There’s no set path for Gen Z, born between 1995 and 2010, to break into venture. Some landed their first jobs by getting lucky with a cold email, while others got the attention of bigwigs through their own, ambitious personal projects. For example, one Gen Z on our list landed his VC job after writing a book at age 18 that impressed a venture firm partner. Others are forgoing traditional firms entirely, opting instead to angel invest in startups by Gen Z founders that they believe in.
There are, however, some commonalities between the rising stars on this list: almost everyone leverages social media in some way (see: the three TikTok superstars), many deeply understand the importance of forming their own Gen Z VC communities, and pretty much all of them want to change the world.
Insider compiled this list by talking to dozens of Gen Z VCs to discover the rising stars making a name for themselves within their own spheres.
So, whether through funds they founded themselves or by climbing the ranks of Silicon Valley power firms, here are the Gen Z VCs, organized alphabetically by last names, making their mark on the industry.
Adapt Ventures’ Ammar Amdani: 22
Ammar Amdani, 22, and his brother, Mohammed Amdani, 25, are a VC dream team. Both entered the venture capital world separately — Ammar started his career at RLC Ventures in London — but then came together to found Adapt Ventures, an early-stage firm.
They’ve since invested in companies like Pogo, an app provides coupons based on the user’s location, and Vibely, a startup helping creators monetize.
Additionally, Ammar cofounded the e-commerce apparel company Sugar.
Adapt Ventures’ Mohammed Amdani: 25
Before founding Adapt Ventures, Mohammed Amdani, 25, was on the investment team at Plug and Play Ventures, leading early stage investments in the US, Latin America, Europe, Middle East, and Africa.
His advice to aspiring VCs is to prioritize relationship building.
“Focus on building meaningful relationships with a handful of individuals who you enjoy sharing ideas with,” he said.

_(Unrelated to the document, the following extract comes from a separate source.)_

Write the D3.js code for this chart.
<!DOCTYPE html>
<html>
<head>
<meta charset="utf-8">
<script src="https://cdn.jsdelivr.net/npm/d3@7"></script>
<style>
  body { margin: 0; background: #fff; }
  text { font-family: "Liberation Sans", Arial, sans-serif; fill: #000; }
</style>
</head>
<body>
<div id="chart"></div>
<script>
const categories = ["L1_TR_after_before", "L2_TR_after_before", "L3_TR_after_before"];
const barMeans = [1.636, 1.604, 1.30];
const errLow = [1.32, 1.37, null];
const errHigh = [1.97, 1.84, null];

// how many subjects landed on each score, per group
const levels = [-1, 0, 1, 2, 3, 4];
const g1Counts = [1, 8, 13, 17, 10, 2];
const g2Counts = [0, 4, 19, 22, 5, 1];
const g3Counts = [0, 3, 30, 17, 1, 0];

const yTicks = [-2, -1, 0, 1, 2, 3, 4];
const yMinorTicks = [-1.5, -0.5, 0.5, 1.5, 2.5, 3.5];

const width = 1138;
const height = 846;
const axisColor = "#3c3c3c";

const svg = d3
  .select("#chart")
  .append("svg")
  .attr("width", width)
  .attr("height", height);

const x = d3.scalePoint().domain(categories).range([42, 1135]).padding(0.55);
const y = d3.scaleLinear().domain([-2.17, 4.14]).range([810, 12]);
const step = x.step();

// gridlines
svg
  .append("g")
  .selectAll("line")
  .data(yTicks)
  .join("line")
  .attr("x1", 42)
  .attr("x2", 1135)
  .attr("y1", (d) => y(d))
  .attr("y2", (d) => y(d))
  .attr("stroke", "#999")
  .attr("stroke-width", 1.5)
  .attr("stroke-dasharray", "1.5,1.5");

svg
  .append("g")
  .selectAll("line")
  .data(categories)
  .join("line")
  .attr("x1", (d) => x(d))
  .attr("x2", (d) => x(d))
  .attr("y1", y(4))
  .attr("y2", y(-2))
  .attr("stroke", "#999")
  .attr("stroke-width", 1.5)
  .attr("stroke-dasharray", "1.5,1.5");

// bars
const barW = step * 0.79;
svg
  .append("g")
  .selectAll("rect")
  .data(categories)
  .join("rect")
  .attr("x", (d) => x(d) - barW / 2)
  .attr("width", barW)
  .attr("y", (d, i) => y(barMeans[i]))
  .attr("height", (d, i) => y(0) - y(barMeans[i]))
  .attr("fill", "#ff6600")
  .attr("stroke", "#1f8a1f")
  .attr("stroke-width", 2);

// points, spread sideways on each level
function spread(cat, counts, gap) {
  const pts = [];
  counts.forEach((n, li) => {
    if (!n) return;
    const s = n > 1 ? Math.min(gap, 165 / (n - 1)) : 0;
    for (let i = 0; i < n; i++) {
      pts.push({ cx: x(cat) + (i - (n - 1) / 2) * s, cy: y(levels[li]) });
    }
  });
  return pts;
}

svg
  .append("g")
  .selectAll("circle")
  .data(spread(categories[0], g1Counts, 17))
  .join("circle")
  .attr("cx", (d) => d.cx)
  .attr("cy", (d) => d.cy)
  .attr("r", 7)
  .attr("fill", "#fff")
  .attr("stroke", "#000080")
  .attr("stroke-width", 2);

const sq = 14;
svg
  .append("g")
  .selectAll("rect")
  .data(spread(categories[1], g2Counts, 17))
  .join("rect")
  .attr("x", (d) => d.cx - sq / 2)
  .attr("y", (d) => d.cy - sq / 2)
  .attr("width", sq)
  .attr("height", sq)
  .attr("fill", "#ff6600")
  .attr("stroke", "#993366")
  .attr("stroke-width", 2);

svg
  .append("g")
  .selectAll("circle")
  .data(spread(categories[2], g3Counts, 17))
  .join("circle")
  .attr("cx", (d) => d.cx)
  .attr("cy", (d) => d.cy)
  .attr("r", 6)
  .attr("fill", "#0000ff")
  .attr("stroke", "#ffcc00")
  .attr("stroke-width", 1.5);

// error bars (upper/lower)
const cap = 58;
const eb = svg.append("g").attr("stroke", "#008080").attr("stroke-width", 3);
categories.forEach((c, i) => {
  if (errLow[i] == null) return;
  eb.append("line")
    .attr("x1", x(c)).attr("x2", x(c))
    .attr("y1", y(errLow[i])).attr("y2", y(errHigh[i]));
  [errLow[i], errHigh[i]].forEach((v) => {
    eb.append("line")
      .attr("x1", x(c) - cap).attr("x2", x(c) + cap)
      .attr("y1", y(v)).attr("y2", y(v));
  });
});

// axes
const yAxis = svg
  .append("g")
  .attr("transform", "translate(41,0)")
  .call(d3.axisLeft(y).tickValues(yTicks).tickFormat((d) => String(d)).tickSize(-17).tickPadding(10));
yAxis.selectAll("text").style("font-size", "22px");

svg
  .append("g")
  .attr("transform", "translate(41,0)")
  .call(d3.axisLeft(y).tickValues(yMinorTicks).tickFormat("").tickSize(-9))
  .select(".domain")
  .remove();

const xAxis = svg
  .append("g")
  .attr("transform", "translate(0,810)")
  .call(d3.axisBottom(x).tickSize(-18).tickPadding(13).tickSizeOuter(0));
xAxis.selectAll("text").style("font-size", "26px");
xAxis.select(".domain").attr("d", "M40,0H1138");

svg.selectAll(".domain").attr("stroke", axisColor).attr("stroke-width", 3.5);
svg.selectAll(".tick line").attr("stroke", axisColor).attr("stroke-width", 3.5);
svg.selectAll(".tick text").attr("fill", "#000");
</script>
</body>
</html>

Global Silicon Valley’s Jonathan Chang: 22
Jonathan Chang, 22, had a wild journey into venture capital. He began as a photographer, shooting photos and videos for major artists like Charli CXC and Mura Masa. He then began editing videos for Global Silicon Valley (GSV), an early stage fund focused on digital education, and was eventually brought on as a full time associate.

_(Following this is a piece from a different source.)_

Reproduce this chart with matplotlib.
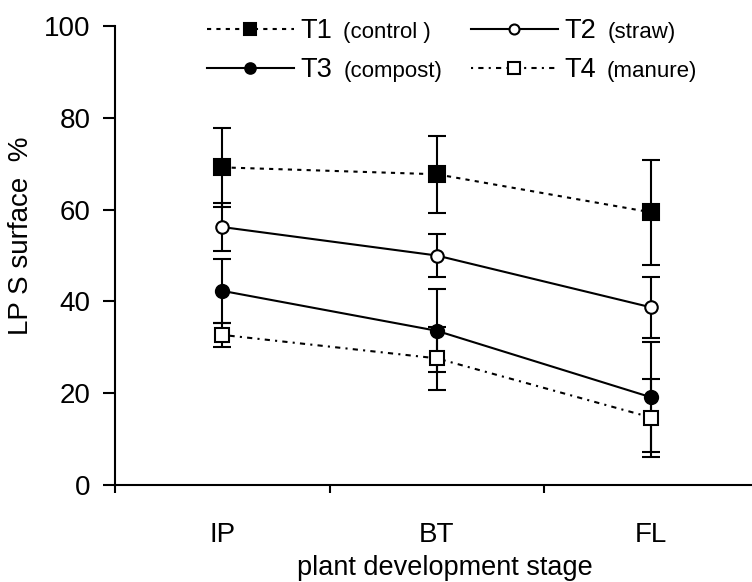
import matplotlib
matplotlib.use("Agg")
import matplotlib.pyplot as plt

plt.rcParams["font.family"] = ["Liberation Sans", "DejaVu Sans"]

# stages on the x axis (categories sit between the boundary ticks)
stages = ["IP", "BT", "FL"]
stage_pos = [0.5, 1.5, 2.5]
boundaries = [0, 1, 2, 3]

# LPS surface %, mean and error bar half-length
t1_mean = [69.2, 67.7, 59.4]
t1_err = [8.6, 8.4, 11.5]
t2_mean = [56.2, 50.0, 38.7]
t2_err = [5.3, 4.7, 6.7]
t3_mean = [42.3, 33.6, 19.1]
t3_err = [7.0, 9.0, 12.0]
t4_mean = [32.7, 27.6, 14.7]
t4_err = [2.7, 6.8, 8.5]

names = ["T1", "T2", "T3", "T4"]
notes = ["(control )", "(straw)", "(compost)", "(manure)"]

W, H = 752, 582
fig = plt.figure(figsize=(W / 100, H / 100), dpi=100)
ax = fig.add_axes([115 / W, 97 / H, 3 * 214.5 / W, 459 / H])

series = [
    (t1_mean, t1_err, dict(ls=(0, (2, 2.5)), marker="s", ms=11, mfc="k")),
    (t2_mean, t2_err, dict(ls="-", marker="o", ms=9, mfc="white")),
    (t3_mean, t3_err, dict(ls="-", marker="o", ms=9.5, mfc="k")),
    (t4_mean, t4_err, dict(ls=(0, (1, 2.5, 2.5, 2.5)), marker="s", ms=10, mfc="white")),
]

handles = []
for mean, err, style in series:
    cont = ax.errorbar(stage_pos, mean, yerr=err, color="k", lw=1.5, mec="k", mew=1.5,
                       ecolor="k", elinewidth=1.5, capsize=6.5, capthick=1.5, **style)
    handles.append(cont.lines[0])

ax.set_xlim(0, 3)
ax.set_ylim(0, 100)
ax.spines["top"].set_visible(False)
ax.spines["right"].set_visible(False)
for s in ("left", "bottom"):
    ax.spines[s].set_linewidth(1.5)

ax.set_yticks(range(0, 101, 20))
ax.tick_params(axis="y", length=8.6, width=1.5, pad=9, labelsize=20)
ax.set_xticks(boundaries)
ax.set_xticklabels([])
ax.tick_params(axis="x", which="major", length=6, width=1.5)
ax.set_xticks(stage_pos, minor=True)
ax.set_xticklabels(stages, minor=True)
ax.tick_params(axis="x", which="minor", length=0, pad=27, labelsize=20)

ax.set_xlabel("plant development stage", fontsize=19.5)
ax.xaxis.set_label_coords(0.513, -0.152)
ax.set_ylabel("LP S surface  %", fontsize=20)
ax.yaxis.set_label_coords(-0.126, 0.542)

# legend: 2 x 2, big "Tn" then a smaller note in brackets
rows = [31, 70]
cols = [207, 471]
slots = [(0, 0), (0, 1), (1, 0), (1, 1)]
legs = []
for h, name, (r, c) in zip(handles, names, slots):
    leg = fig.legend([h], [name], loc="center left",
                     bbox_to_anchor=(cols[c] / W, 1 - rows[r] / H),
                     frameon=False, fontsize=19.5, handlelength=3.2, handletextpad=0.25,
                     borderpad=0, borderaxespad=0, markerscale=0.8)
    legs.append(leg)

fig.canvas.draw()
renderer = fig.canvas.get_renderer()
for leg, note in zip(legs, notes):
    bb = leg.get_texts()[0].get_window_extent(renderer)
    fig.text((bb.x1 + 11) / W, (bb.y0 + 1) / H, note, fontsize=16, ha="left", va="bottom")

fig.savefig("out.png", dpi=100)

Like a true Gen Zer, Chang uses TikTok to teach others about venture capitalism — and even find startups to invest in himself. He angel invested in CopyAI, a startup that uses artificial intelligence to create copy, after stumbling across the company on his TikTok feed.
Acceleprise’s Pranavi Cheemakurti: 24
Pranavi Cheemakurti, 24, started her venture career by cold emailing and calling 200 venture firms. None of them worked.